Kinetic screening in nonlinear stellar oscillations and gravitational collapse

Abstract

We consider $k$-essence, a scalar-tensor theory with first-order derivative self-interactions that can screen local scales from scalar fifth forces, while allowing for sizeable deviations from general relativity on cosmological scales. We construct fully nonlinear static stellar solutions that show the presence of this screening mechanism, and we use them as initial data for simulations of stellar oscillations and gravitational collapse in spherical symmetry. We find that for $k$-essence theories of relevance for cosmology, the screening mechanism works in the case of stellar oscillation and suppresses the monopole scalar emission to undetectable levels. In collapsing stars, we find that the Cauchy problem, although locally well posed, can lead to diverging characteristic speeds for the scalar field. By introducing a ``fixing equation'' in the spirit of J. Cayuso et al. [Phys. Rev. D 96, 084043 (2017)], inspired in turn by dissipative relativistic hydrodynamics, we manage to evolve collapsing neutron stars past the divergence of the characteristic speeds.

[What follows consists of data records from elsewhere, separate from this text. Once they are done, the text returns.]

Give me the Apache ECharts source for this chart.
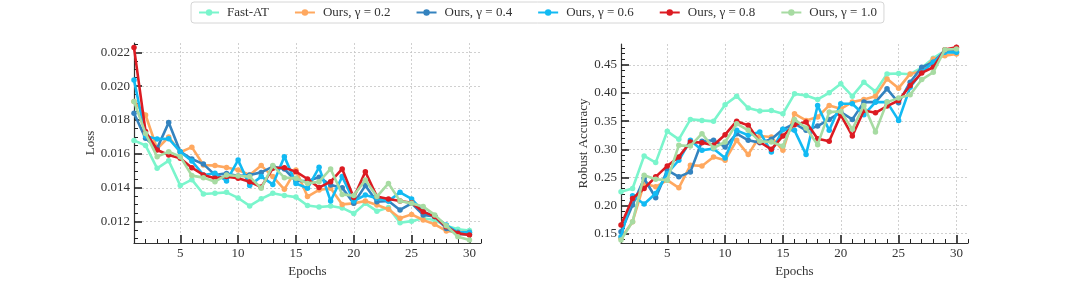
<!DOCTYPE html>
<html><head><meta charset="utf-8">
<script src="https://cdn.jsdelivr.net/npm/echarts@6/dist/echarts.min.js"></script>
<style>html,body{margin:0;padding:0;background:#fff}#c{width:1075px;height:283px}</style>
</head><body><div id="c"></div>
<script>
const epochs = [1,2,3,4,5,6,7,8,9,10,11,12,13,14,15,16,17,18,19,20,21,22,23,24,25,26,27,28,29,30];
const seriesNames = ['Fast-AT','Ours, γ = 0.2','Ours, γ = 0.4','Ours, γ = 0.6','Ours, γ = 0.8','Ours, γ = 1.0'];
const seriesColors = ['#7af5cc','#ffa85f','#3483bf','#12baf3','#dc1b22','#a7dba2'];

const lossFastAT = [0.0168,0.0165,0.01515,0.0156,0.01413,0.01448,0.01363,0.01368,0.01373,0.0134,0.01293,0.01335,0.01368,0.01355,0.01345,0.01295,0.01287,0.01292,0.01281,0.01248,0.01308,0.01262,0.01283,0.01194,0.01203,0.0122,0.0121,0.01176,0.01155,0.01148];
const lossG02 = [0.0191,0.0183,0.0163,0.0170,0.0161,0.0164,0.01535,0.01531,0.0152,0.01505,0.01476,0.01531,0.01466,0.01391,0.01505,0.01348,0.01387,0.01397,0.01302,0.01308,0.01322,0.01298,0.01273,0.0122,0.01243,0.0121,0.01184,0.01145,0.01138,0.01138];
const lossG04 = [0.0184,0.01692,0.01633,0.01785,0.01613,0.0157,0.0154,0.01476,0.01485,0.0147,0.01476,0.01491,0.01525,0.01511,0.0144,0.0144,0.01462,0.01417,0.0140,0.01308,0.01413,0.01318,0.01322,0.01269,0.01308,0.0124,0.0123,0.0116,0.01127,0.01125];
const lossG06 = [0.02037,0.01706,0.01688,0.0169,0.01613,0.01558,0.01476,0.01486,0.0144,0.01564,0.01413,0.01466,0.0142,0.01584,0.01426,0.01397,0.01521,0.01322,0.01466,0.01322,0.01357,0.01338,0.01322,0.01373,0.01334,0.01259,0.0123,0.0118,0.01137,0.01137];
const lossG08 = [0.02228,0.01732,0.01623,0.01594,0.01574,0.01519,0.01476,0.01456,0.01466,0.01456,0.01436,0.01405,0.01515,0.01519,0.01495,0.01452,0.01401,0.01436,0.01511,0.01342,0.01495,0.01348,0.01334,0.01322,0.01312,0.01259,0.0123,0.0117,0.01131,0.01121];
const lossG10 = [0.0191,0.0172,0.01584,0.01613,0.01584,0.01472,0.0146,0.01436,0.01476,0.0147,0.01466,0.01397,0.01531,0.0146,0.01456,0.01426,0.01436,0.01511,0.01361,0.01354,0.01446,0.01348,0.01426,0.01322,0.01308,0.01289,0.0124,0.01176,0.01111,0.01092];

const accFastAT = [0.2245,0.2304,0.2883,0.2764,0.332,0.3178,0.3532,0.3514,0.3497,0.3792,0.3945,0.3733,0.368,0.3691,0.3632,0.3986,0.3957,0.3886,0.4004,0.4164,0.3945,0.4193,0.4028,0.4341,0.4347,0.4335,0.445,0.462,0.475,0.472];
const accG02 = [0.142,0.1714,0.2393,0.2334,0.2452,0.2316,0.2717,0.2705,0.2865,0.2806,0.316,0.2906,0.3237,0.3219,0.2983,0.3632,0.3514,0.3573,0.378,0.3721,0.3839,0.3886,0.3945,0.4252,0.4087,0.4341,0.4382,0.4606,0.4665,0.4695];
const accG04 = [0.1537,0.2009,0.2481,0.2139,0.2629,0.2511,0.2599,0.3142,0.316,0.3042,0.3278,0.316,0.3119,0.3178,0.3355,0.3455,0.3337,0.3414,0.3532,0.3662,0.3532,0.3839,0.3839,0.4075,0.3827,0.4193,0.4459,0.4547,0.4754,0.4736];
const accG06 = [0.1448,0.2174,0.2027,0.2215,0.257,0.2806,0.316,0.2983,0.3012,0.2847,0.3337,0.3249,0.3308,0.2953,0.3355,0.3337,0.2906,0.378,0.3337,0.3809,0.3809,0.3614,0.3839,0.3839,0.3514,0.4104,0.437,0.4547,0.4724,0.4724];
const accG08 = [0.1655,0.2127,0.2304,0.2511,0.2705,0.2865,0.313,0.3119,0.3071,0.326,0.35,0.3426,0.313,0.3,0.3237,0.3438,0.3485,0.3189,0.3142,0.3614,0.3237,0.3691,0.365,0.3768,0.3868,0.4134,0.4358,0.4459,0.4772,0.4813];
const accG10 = [0.1389,0.1714,0.254,0.2469,0.2452,0.3071,0.306,0.3278,0.3024,0.313,0.3455,0.3337,0.3142,0.313,0.306,0.3532,0.3378,0.3083,0.3662,0.3674,0.3355,0.378,0.3308,0.3839,0.391,0.3969,0.424,0.437,0.4772,0.4783];

const epochTicks = [5,10,15,20,25,30];
const lossTicks = [0.012,0.014,0.016,0.018,0.020,0.022];
const accTicks = [0.15,0.20,0.25,0.30,0.35,0.40,0.45];

const lossSeries = [lossFastAT,lossG02,lossG04,lossG06,lossG08,lossG10];
const accSeries = [accFastAT,accG02,accG04,accG06,accG08,accG10];

function range(a, b, step, skip){
  const out = [];
  const n = Math.round((b - a) / step);
  for (let i = 0; i <= n; i++) {
    const v = +(a + i * step).toFixed(6);
    if (!skip || Math.abs(Math.round(v / skip) * skip - v) > step / 10) out.push(v);
  }
  return out;
}
const epochMinor = range(1, 31, 1, 5);
const lossMinor = range(0.011, 0.0225, 0.0005, 0.002);
const accMinor = range(0.14, 0.48, 0.01, 0.05);

const FONT = 'Liberation Serif';
const TXT = '#333';
const labelStyle = {fontFamily: FONT, fontSize: 13, color: TXT};
const gridLine = {show: true, lineStyle: {color: '#c4c4c4', type: [2, 2], width: 0.8}};

function mainX(gi){
  return {type:'value', gridIndex:gi, min:1, max:31, position:'bottom',
    axisLine:{show:true, onZero:false, lineStyle:{color:'#333', width:1.2}},
    axisTick:{show:true, inside:true, length:8, customValues:epochTicks, lineStyle:{color:'#222', width:1.6}},
    axisLabel:{show:true, customValues:epochTicks, margin:4, ...labelStyle},
    splitLine:gridLine,
    name:'Epochs', nameLocation:'middle', nameGap:18, nameTextStyle:{...labelStyle}};
}
function minorX(gi){
  return {type:'value', gridIndex:gi, min:1, max:31, position:'bottom',
    axisLine:{show:false, onZero:false},
    axisTick:{show:true, inside:true, length:4, customValues:epochMinor, lineStyle:{color:'#222', width:1}},
    axisLabel:{show:false}, splitLine:{show:false}};
}
function mainY(gi, min, max, ticks, minor, name, digits, gap){
  return [{type:'value', gridIndex:gi, min:min, max:max, position:'left',
    axisLine:{show:true, onZero:false, lineStyle:{color:'#333', width:1.2}},
    axisTick:{show:true, inside:true, length:8, customValues:ticks, lineStyle:{color:'#222', width:1.6}},
    axisLabel:{show:true, customValues:ticks, margin:4, formatter:v=>v.toFixed(digits), ...labelStyle},
    splitLine:gridLine,
    name:name, nameLocation:'middle', nameGap:gap, nameRotate:90, nameTextStyle:{...labelStyle}},
   {type:'value', gridIndex:gi, min:min, max:max, position:'left',
    axisLine:{show:false, onZero:false},
    axisTick:{show:true, inside:true, length:4, customValues:minor, lineStyle:{color:'#222', width:1}},
    axisLabel:{show:false}, splitLine:{show:false}}];
}

const series = [];
[lossSeries, accSeries].forEach((group, gi) => {
  group.forEach((vals, si) => {
    series.push({
      type:'line', name:seriesNames[si], xAxisIndex:gi*2, yAxisIndex:gi*2,
      data: epochs.map((e, i) => [e, vals[i]]),
      symbol:'circle', symbolSize:5.5, showSymbol:true,
      lineStyle:{width:2.6, color:seriesColors[si]},
      itemStyle:{color:seriesColors[si]},
      z: 2 + si
    });
  });
});

const chart = echarts.init(document.getElementById('c'), null, {renderer:'canvas'});
chart.setOption({
  animation:false,
  backgroundColor:'#fff',
  legend:{data:seriesNames, top:2, left:'center', itemWidth:20, itemHeight:8, itemGap:25,
    padding:[4,7], borderColor:'#d6d6d6', borderWidth:1, borderRadius:3,
    textStyle:{...labelStyle, padding:[0,0,0,3]}},
  grid:[{left:134, top:43, width:347, height:200},{left:621, top:44, width:347, height:199}],
  xAxis:[mainX(0), minorX(0), mainX(1), minorX(1)],
  yAxis:[...mainY(0, 0.01074, 0.02255, lossTicks, lossMinor, 'Loss', 3, 36),
         ...mainY(1, 0.1335, 0.4872, accTicks, accMinor, 'Robust Accuracy', 2, 30)],
  series:series
});
</script></body></html>
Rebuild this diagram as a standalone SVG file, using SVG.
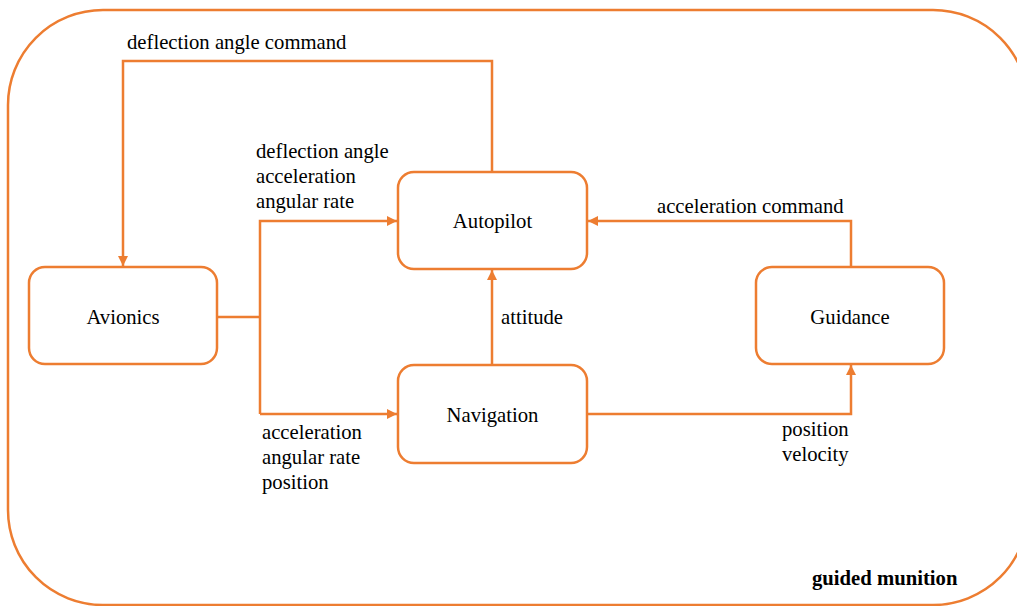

We show that, in these systems, the screening mechanism is less efficient than for oscillating and static stars, because the collapsing star must shed away all of its scalar hair before forming a black hole. For $k$-essence theories of relevance for cosmology, the characteristic frequency of the resulting scalar monopole signal is too low for terrestrial detectors, but we conjecture that space-borne interferometers such as the Laser Interferometer Space Antenna might detect it if a supernova explodes in the Galaxy.